March 11, 2024
This weekend in one of the AI engineer group chats I'm in, we had an interesting discussion about self-hosting the components of voice/conversational AI apps as compared to using SaaS services.
This is a generally interesting topic, and I've had this (new) AI infra conversation a lot recently. I've also had a similar conversation many, many times over the years with a bunch of different friends and customers about the economics and trade-offs of managing your own WebRTC servers vs using a service like @trydaily.
Here's what I posted about voice bots:
We’ve done a lot of cost/performance analysis here for the voice+AI apps we are helping our big customers roll out. The main issue with self-hosting right now is that open source models aren’t quite there yet for all three core functions: STT, LLM, and TTS. Whisper-large is great but getting very low latency is non-trivial. Mixtral and Llama-2 are good but not as good as GPT-4 for open-ended conversation. ElevenLabs and PlayHT voices are much better than Open Source voice models, and Deepgram Aura is good and crazy fast.
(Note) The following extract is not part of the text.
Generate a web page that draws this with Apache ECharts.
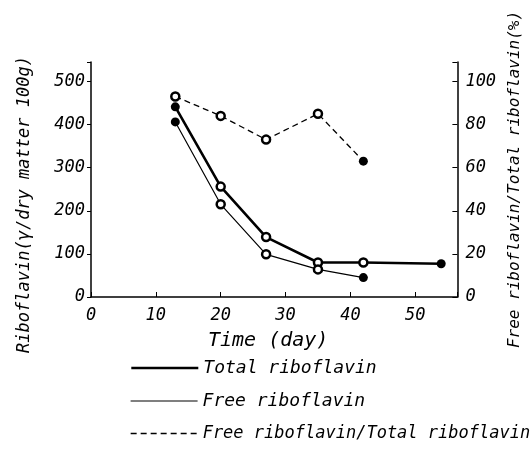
<!DOCTYPE html>
<html>
<head>
<meta charset="utf-8">
<script src="https://cdn.jsdelivr.net/npm/echarts@6/dist/echarts.min.js"></script>
<style>
  html, body { margin: 0; padding: 0; background: #fff; }
  #main { width: 531px; height: 450px; }
</style>
</head>
<body>
<div id="main"></div>
<script>
  // values
  const totalDays = [13, 20, 27, 35, 42, 54];
  const totalRiboflavin = [441, 256, 139, 80, 80, 77];
  const freeDays = [13, 20, 27, 35, 42];
  const freeRiboflavin = [406, 215, 99, 64, 45];
  const ratioDays = [13, 20, 27, 35, 42];
  const ratioPercent = [93, 84, 73, 85, 63];

  const xTicks = [0, 10, 20, 30, 40, 50];
  const leftTicks = [0, 100, 200, 300, 400, 500];
  const rightTicks = [0, 20, 40, 60, 80, 100];
  const seriesNames = ['Total riboflavin', 'Free riboflavin', 'Free riboflavin/Total riboflavin'];

  // the lettering is hand drawn with even spacing, a monospace face is closest
  const font = 'DejaVu Sans Mono';

  // filled dot or ring marker per point
  const filledTotal = [true, false, false, false, false, true];
  const filledFree = [true, false, false, false, true];
  const filledRatio = [false, false, false, false, true];

  function points(days, vals, filled) {
    return days.map((d, i) => ({
      value: [d, vals[i]],
      symbolSize: filled[i] ? 9 : 8,
      itemStyle: filled[i]
        ? { color: '#000', borderWidth: 0 }
        : { color: '#fff', borderColor: '#000', borderWidth: 2.5 },
    }));
  }

  const labelStyle = { fontFamily: font, fontStyle: 'italic', fontSize: 17, color: '#000' };
  const lineWidths = [2.6, 1.2, 1.3];

  // one legend per row so they stack without wrapping
  const legendFont = [18, 18, 17];
  const legends = seriesNames.map((name, i) => ({
    left: 130,
    top: 359 + i * 33,
    padding: 0,
    itemWidth: 67,
    itemHeight: 20,
    itemGap: 0,
    itemStyle: { opacity: 0 },
    lineStyle: { width: lineWidths[i] },
    textStyle: { fontFamily: font, fontStyle: 'italic', fontSize: legendFont[i], color: '#000' },
    data: [name],
  }));

  const myChart = echarts.init(document.getElementById('main'));
  myChart.setOption({
    animation: false,
    backgroundColor: '#fff',
    grid: { left: 91, right: 71, top: 62, bottom: 153 },
    legend: legends,
    xAxis: {
      type: 'value',
      min: 0,
      max: 56.5,
      interval: 10,
      name: 'Time (day)',
      nameLocation: 'middle',
      nameGap: 34,
      nameTextStyle: { fontFamily: font, fontStyle: 'italic', fontSize: 20, color: '#000', padding: [0, 12, 0, 0] },
      splitLine: { show: false },
      axisLine: { lineStyle: { color: '#000', width: 1.5 } },
      axisTick: { inside: true, length: 5, lineStyle: { color: '#000' } },
      axisLabel: Object.assign({
        margin: 10,
        formatter: v => (xTicks.indexOf(v) >= 0 ? String(v) : ''),
      }, labelStyle),
    },
    yAxis: [{
      type: 'value',
      position: 'left',
      min: 0,
      max: 545,
      interval: 100,
      name: 'Riboflavin(γ/dry matter 100g)',
      nameLocation: 'middle',
      nameGap: 58,
      nameTextStyle: { fontFamily: font, fontStyle: 'italic', fontSize: 17, color: '#000', padding: [0, 50, 0, 0] },
      splitLine: { show: false },
      axisLine: { show: true, lineStyle: { color: '#000', width: 1.5 } },
      axisTick: { show: true, length: 4, lineStyle: { color: '#000' } },
      axisLabel: Object.assign({
        margin: 6,
        formatter: v => (leftTicks.indexOf(v) >= 0 ? String(v) : ''),
      }, labelStyle),
    }, {
      type: 'value',
      position: 'right',
      min: 0,
      max: 109,
      interval: 20,
      name: 'Free riboflavin/Total riboflavin(%)',
      nameLocation: 'middle',
      nameGap: 42,
      nameTextStyle: { fontFamily: font, fontStyle: 'italic', fontSize: 16, color: '#000' },
      splitLine: { show: false },
      axisLine: { show: true, lineStyle: { color: '#000', width: 1.5 } },
      axisTick: { show: true, inside: true, length: 5, lineStyle: { color: '#000' } },
      axisLabel: Object.assign({
        margin: 8,
        formatter: v => (rightTicks.indexOf(v) >= 0 ? String(v) : ''),
      }, labelStyle),
    }],
    series: [{
      name: seriesNames[0],
      type: 'line',
      yAxisIndex: 0,
      symbol: 'circle',
      lineStyle: { color: '#000', width: lineWidths[0] },
      itemStyle: { color: '#000' },
      data: points(totalDays, totalRiboflavin, filledTotal),
    }, {
      name: seriesNames[1],
      type: 'line',
      yAxisIndex: 0,
      symbol: 'circle',
      lineStyle: { color: '#000', width: lineWidths[1] },
      itemStyle: { color: '#000' },
      data: points(freeDays, freeRiboflavin, filledFree),
    }, {
      name: seriesNames[2],
      type: 'line',
      yAxisIndex: 1,
      symbol: 'circle',
      lineStyle: { color: '#000', width: lineWidths[2], type: [6, 4] },
      itemStyle: { color: '#000' },
      data: points(ratioDays, ratioPercent, filledRatio),
    }],
  });
</script>
</body>
</html>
You can definitely build for some use cases with self-hosted components. And I agree with you that a big long term trend will be towards open source and also more models running on device.
It’s worth noting that the economics of self-hosting are tough. We would have to be doing a massive amount of whisper (hacked up to be real-time) before we’d save money over using @DeepgramAI. Similarly, we did the cost exercise for self-hosting custom fine tunes of Llama-2 70 for ambient scribing/clinical notes (healthcare). Even with very optimistic growth projections the numbers say we should just stick with GPT-4 this year. 😁
All this stuff is evolving quickly, though. Exciting times!